OBJECTIVE> Write out the opening lines of the data word for word, up to and including the line with "def py(y): return 1 - (y - OY) / SY", and leave every picture and every later line out.
** start **
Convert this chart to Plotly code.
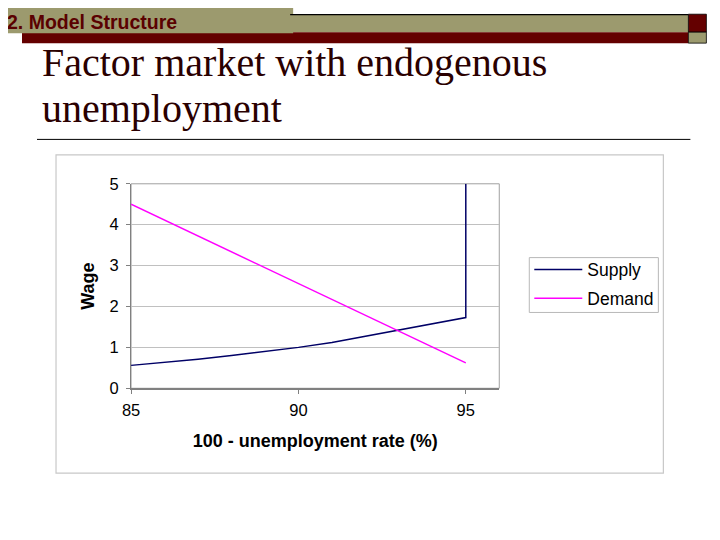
import plotly.graph_objects as go

# Data
supply_x = [85, 86, 87, 88, 89, 90, 91, 92, 93, 94, 95, 95]
supply_y = [0.56, 0.63, 0.71, 0.8, 0.9, 1.0, 1.12, 1.27, 1.42, 1.57, 1.73, 5.0]
demand_x = [85, 95]
demand_y = [4.5, 0.62]
x_ticks = [85, 90, 95]
y_ticks = [0, 1, 2, 3, 4, 5]
series_names = ["Supply", "Demand"]
header_text = "2. Model Structure"
title_lines = ["Factor market with endogenous", "unemployment"]
x_title = "100 - unemployment rate (%)"
y_title = "Wage"

W, H = 720, 540
# screen-pixel -> paper fraction (calibrated against rendered output)
OX, SX = 17.0, 710.6
OY, SY = 14.8, 523.3
def px(x): return (x - OX) / SX
def py(y): return 1 - (y - OY) / SY

fig = go.Figure()
fig.add_trace(go.Scatter(x=supply_x, y=supply_y, mode="lines", name=series_names[0],
                         legendgroup="a", line=dict(color="#000066", width=1.5)))
fig.add_trace(go.Scatter(x=demand_x, y=demand_y, mode="lines", name=series_names[1],
                         legendgroup="b", line=dict(color="#FF00FF", width=1.5)))

olive = "#9C9A6E"
darkred = "#640000"
shapes = [
    dict(type="rect", xref="paper", yref="paper", x0=px(290), x1=px(688), y0=py(30), y1=py(12),
         fillcolor=olive, line=dict(width=0), layer="below"),
    dict(type="line", xref="paper", yref="paper", x0=px(290), x1=px(688), y0=py(12.5), y1=py(12.5),
         line=dict(color="#000000", width=1.2)),
    dict(type="rect", xref="paper", yref="paper", x0=px(22), x1=px(688), y0=py(41), y1=py(30),
         fillcolor=darkred, line=dict(width=0), layer="below"),
    dict(type="rect", xref="paper", yref="paper", x0=px(688), x1=px(706), y0=py(30), y1=py(12),
         fillcolor=darkred, line=dict(color="#000000", width=0.8), layer="below"),
    dict(type="rect", xref="paper", yref="paper", x0=px(688), x1=px(706), y0=py(41), y1=py(30),
         fillcolor=olive, line=dict(color="#000000", width=0.8), layer="below"),
    dict(type="rect", xref="paper", yref="paper", x0=px(-10), x1=px(293), y0=py(31), y1=py(-10),
         fillcolor=olive, line=dict(width=0), layer="below"),
    dict(type="line", xref="paper", yref="paper", x0=px(37), x1=px(690), y0=py(137.5), y1=py(137.5),
         line=dict(color="#000000", width=1)),
    # chart frame
    dict(type="rect", xref="paper", yref="paper", x0=px(56), x1=px(663), y0=py(472), y1=py(153),
         fillcolor="rgba(0,0,0,0)", line=dict(color="#C8C8C8", width=1.2), layer="below"),
    # plot area border
    dict(type="rect", xref="paper", yref="paper", x0=px(131), x1=px(499), y0=py(387), y1=py(182),
         fillcolor="rgba(0,0,0,0)", line=dict(color="#A0A0A0", width=1), layer="below"),
    # legend box
    dict(type="rect", xref="paper", yref="paper", x0=px(529), x1=px(658), y0=py(311), y1=py(256),
         fillcolor="white", line=dict(color="#B8B8B8", width=1), layer="below"),
]

annotations = [
    dict(text="<b>" + header_text + "</b>", xref="paper", yref="paper", x=px(5), y=py(19.5),
         xanchor="left", yanchor="middle", showarrow=False,
         font=dict(family="Liberation Sans, Arial", size=19.5, color="#5A0000")),
    dict(text=title_lines[0], xref="paper", yref="paper",
         x=px(40), y=py(36), xanchor="left", yanchor="top", showarrow=False,
         font=dict(family="Liberation Serif, Times New Roman", size=40, color="#2A0000")),
    dict(text=title_lines[1], xref="paper", yref="paper",
         x=px(40), y=py(82), xanchor="left", yanchor="top", showarrow=False,
         font=dict(family="Liberation Serif, Times New Roman", size=40, color="#2A0000")),
]

fig.update_layout(
    width=W, height=H,
    margin=dict(l=0, r=0, t=0, b=0),
    paper_bgcolor="white", plot_bgcolor="white",
    shapes=shapes, annotations=annotations,
    showlegend=True,
    legend=dict(x=px(529), y=py(250), xanchor="left", yanchor="top",
                borderwidth=0, bgcolor="rgba(0,0,0,0)",
                font=dict(family="Liberation Sans, Arial", size=17.5, color="#000000"),
                tracegroupgap=3, itemwidth=48),
    xaxis=dict(domain=[px(131), px(499)], range=[85, 96], tickvals=x_ticks,
               showgrid=False, zeroline=False, showline=True, linecolor="#808080", linewidth=1.5,
               ticks="outside", ticklen=4, tickcolor="#808080", ticklabelstandoff=2,
               tickfont=dict(family="Liberation Sans, Arial", size=16.5, color="#000000"),
               title=dict(text="<b>" + x_title + "</b>", standoff=17,
                          font=dict(family="Liberation Sans, Arial", size=18, color="#000000"))),
    yaxis=dict(domain=[py(387), py(182)], range=[0, 5], tickvals=y_ticks,
               showgrid=True, gridcolor="#C0C0C0", gridwidth=1, zeroline=False,
               showline=True, linecolor="#808080", linewidth=1,
               ticks="outside", ticklen=4, tickcolor="#808080", ticklabelstandoff=4,
               tickfont=dict(family="Liberation Sans, Arial", size=16.5, color="#000000"),
               title=dict(text="<b>" + y_title + "</b>", standoff=10,
                          font=dict(family="Liberation Sans, Arial", size=18, color="#000000"))),
)

fig.write_html("out.html")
** end **
EXERCISE RESULT>
Convert this chart to Plotly code.
import plotly.graph_objects as go

# Data
supply_x = [85, 86, 87, 88, 89, 90, 91, 92, 93, 94, 95, 95]
supply_y = [0.56, 0.63, 0.71, 0.8, 0.9, 1.0, 1.12, 1.27, 1.42, 1.57, 1.73, 5.0]
demand_x = [85, 95]
demand_y = [4.5, 0.62]
x_ticks = [85, 90, 95]
y_ticks = [0, 1, 2, 3, 4, 5]
series_names = ["Supply", "Demand"]
header_text = "2. Model Structure"
title_lines = ["Factor market with endogenous", "unemployment"]
x_title = "100 - unemployment rate (%)"
y_title = "Wage"

W, H = 720, 540
# screen-pixel -> paper fraction (calibrated against rendered output)
OX, SX = 17.0, 710.6
OY, SY = 14.8, 523.3
def px(x): return (x - OX) / SX
def py(y): return 1 - (y - OY) / SY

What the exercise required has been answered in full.